Restoration of old photos
Old photos are vulnerable treasures in today’s digitized world. You can ensure their survival by scanning them into your computer and restoring them back to their former glory. For maximum restoration control, try and use a quality scanning system that allows you to scan them in at at least 300ppi, if you can. Afterwards, open the photo up in Luminar.
Let’s start with black and white photo restoration, for example. Typically, these types of photos fade overtime, losing clarity and contrast, and they can also develop a sort of yellow hue. Our goal here would be to fix the exposure, tone and add dimension back into the image. We can do this in a variety of ways in Luminar, using presets, filter adjustments and perhaps a little masking. Or, if you wish, a combination of them all.
You could begin, for example, with a preset like “Sharp and Crisp” or “Clarity Booster” to give you a starting point with the image, and bring back some detail into the photo. Notice that you can adjust the strength of these effects to your liking (with clarity, usually less is more!) Afterward you could try adding a “Dehaze” filter and observe the restoration effects it comes up with.

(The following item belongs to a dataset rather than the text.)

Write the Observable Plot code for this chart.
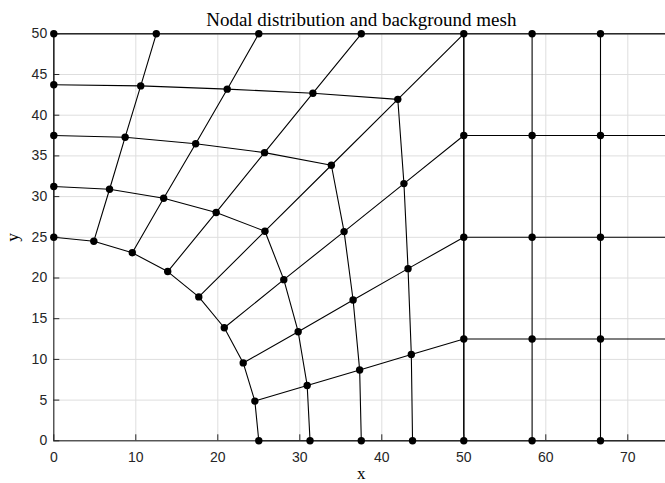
<!DOCTYPE html>
<html><head><meta charset="utf-8">
<script src="https://cdn.jsdelivr.net/npm/d3@7"></script>
<script src="https://cdn.jsdelivr.net/npm/@observablehq/plot@0.6"></script>
<style>html,body{margin:0;padding:0;background:#fff;overflow:hidden} svg{display:block}</style>
</head><body><div id="chart"></div>
<script>
// Curved mesh rings (j = 0 hole arc ... j = 4 outer boundary), nodes i = 0..8 from bottom to left
const ring0X = [25, 24.52, 23.10, 20.79, 17.68, 13.89, 9.57, 4.88, 0];
const ring0Y = [0, 4.88, 9.57, 13.89, 17.68, 20.79, 23.10, 24.52, 25];
const ring1X = [31.25, 30.9, 29.8, 28.05, 25.75, 19.8, 13.4, 6.8, 0];
const ring1Y = [0, 6.8, 13.4, 19.8, 25.75, 28.05, 29.8, 30.9, 31.25];
const ring2X = [37.5, 37.3, 36.5, 35.4, 33.85, 25.7, 17.3, 8.7, 0];
const ring2Y = [0, 8.7, 17.3, 25.7, 33.85, 35.4, 36.5, 37.3, 37.5];
const ring3X = [43.75, 43.6, 43.2, 42.7, 41.95, 31.6, 21.15, 10.6, 0];
const ring3Y = [0, 10.6, 21.15, 31.6, 41.95, 42.7, 43.2, 43.6, 43.75];
const ring4X = [50, 50, 50, 50, 50, 37.5, 25, 12.5, 0];
const ring4Y = [0, 12.5, 25, 37.5, 50, 50, 50, 50, 50];
// Background rectangular mesh
const bgX = [50, 58.33, 66.67, 75];
const bgY = [0, 12.5, 25, 37.5, 50];
// Axes
const xTicks = [0, 10, 20, 30, 40, 50, 60, 70];
const yTicks = [0, 5, 10, 15, 20, 25, 30, 35, 40, 45, 50];
const titleText = "Nodal distribution and background mesh";
const xLabel = "x";
const yLabel = "y";

const ringsX = [ring0X, ring1X, ring2X, ring3X, ring4X];
const ringsY = [ring0Y, ring1Y, ring2Y, ring3Y, ring4Y];

const segs = [];
const nodes = [];
// circumferential lines
ringsX.forEach((rx, j) => rx.forEach((x, i) => segs.push({id: "c" + j, x, y: ringsY[j][i]})));
// radial lines
for (let i = 0; i < 9; i++) for (let j = 0; j < 5; j++) segs.push({id: "r" + i, x: ringsX[j][i], y: ringsY[j][i]});
ringsX.forEach((rx, j) => rx.forEach((x, i) => nodes.push({x, y: ringsY[j][i]})));
// background mesh
bgY.forEach((y, k) => bgX.forEach(x => segs.push({id: "h" + k, x, y})));
bgX.forEach((x, k) => bgY.forEach(y => segs.push({id: "v" + k, x, y})));
bgX.slice(1).forEach(x => bgY.forEach(y => nodes.push({x, y})));

const W = 665, H = 483, ML = 53.3, MR = -3.3, MT = 33.3, MB = 42.7;
const axisColor = "#262626";
const tickFont = "Liberation Sans, Arial, sans-serif";
const serif = "Liberation Serif, Times New Roman, serif";

const chart = Plot.plot({
  width: W, height: H,
  marginLeft: ML, marginRight: MR, marginTop: MT, marginBottom: MB,
  x: {domain: [0, 75], label: null},
  y: {domain: [0, 50], label: null},
  style: {background: "#fff"},
  marks: [
    Plot.gridX(xTicks, {stroke: "#dedede", strokeOpacity: 1, strokeWidth: 1}),
    Plot.gridY(yTicks, {stroke: "#dedede", strokeOpacity: 1, strokeWidth: 1}),
    Plot.line(segs, {x: "x", y: "y", z: "id", stroke: "black", strokeWidth: 1.1}),
    Plot.frame({stroke: axisColor, strokeWidth: 1.1}),
    Plot.tickX(xTicks, {x: d => d, insetTop: (H - MT - MB) - 6, stroke: axisColor}),
    Plot.tickY(yTicks, {y: d => d, insetRight: (W - ML - MR) - 6, stroke: axisColor}),
    Plot.dot(nodes, {x: "x", y: "y", r: 3.7, fill: "black", stroke: "none"}),
    Plot.axisX(xTicks, {tickSize: 0, tickPadding: 11, fontSize: 14, fontFamily: tickFont, fill: axisColor, label: null, tickFormat: d => String(d)}),
    Plot.axisY(yTicks, {tickSize: 0, tickPadding: 6.6, fontSize: 14, fontFamily: tickFont, fill: axisColor, label: null, tickFormat: d => String(d)}),
    Plot.text([titleText], {text: d => d, frameAnchor: "top", dy: -14.2, fontFamily: serif, fontSize: 19, fill: "black", textAnchor: "middle", lineAnchor: "middle"}),
    Plot.text([xLabel], {text: d => d, frameAnchor: "bottom", dy: 32.5, fontFamily: serif, fontSize: 17, fill: "black", textAnchor: "middle", lineAnchor: "middle"}),
    Plot.text([yLabel], {text: d => d, frameAnchor: "left", dx: -41, rotate: -90, fontFamily: serif, fontSize: 17.5, fill: "black", textAnchor: "middle", lineAnchor: "middle"})
  ]
});
document.getElementById("chart").appendChild(chart);
</script>
</body></html>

Fundamentally, however, for maximum control of your photo’s restoration, it’s best to take a manual approach to tone and exposure adjustment. Do this by adding the following filters: temperature, tone, clarity and details enhancer. Cool down the temperature of the photo, add contrast by playing with black tones and highlights, and adjust using clarity and details to restore the image to your liking.
A common occurrence when using these kinds of sharpening filters is that you’ll notice that the clarity in some areas of the picture is too strong — but in other areas it the clarity restoration is perfect. If that is the case, press the mask brush on the top right corner. Simply choose the brush opacity and paint over the areas you’d like to make less intense. This masking technique can further be used to apply any editing effect only to specific areas of the picture that need it.
Color photo restoration is similar. Though instead of concentrating on black tones and exposure, we have to pay more attention to temperature, tint and the subtleties in the image’s color.
For this, edit using the same filters as before, but also try adding an “HSL Filter”, which allows you to control each color separately in the photo. Adjust until you get the restoration you’re looking for.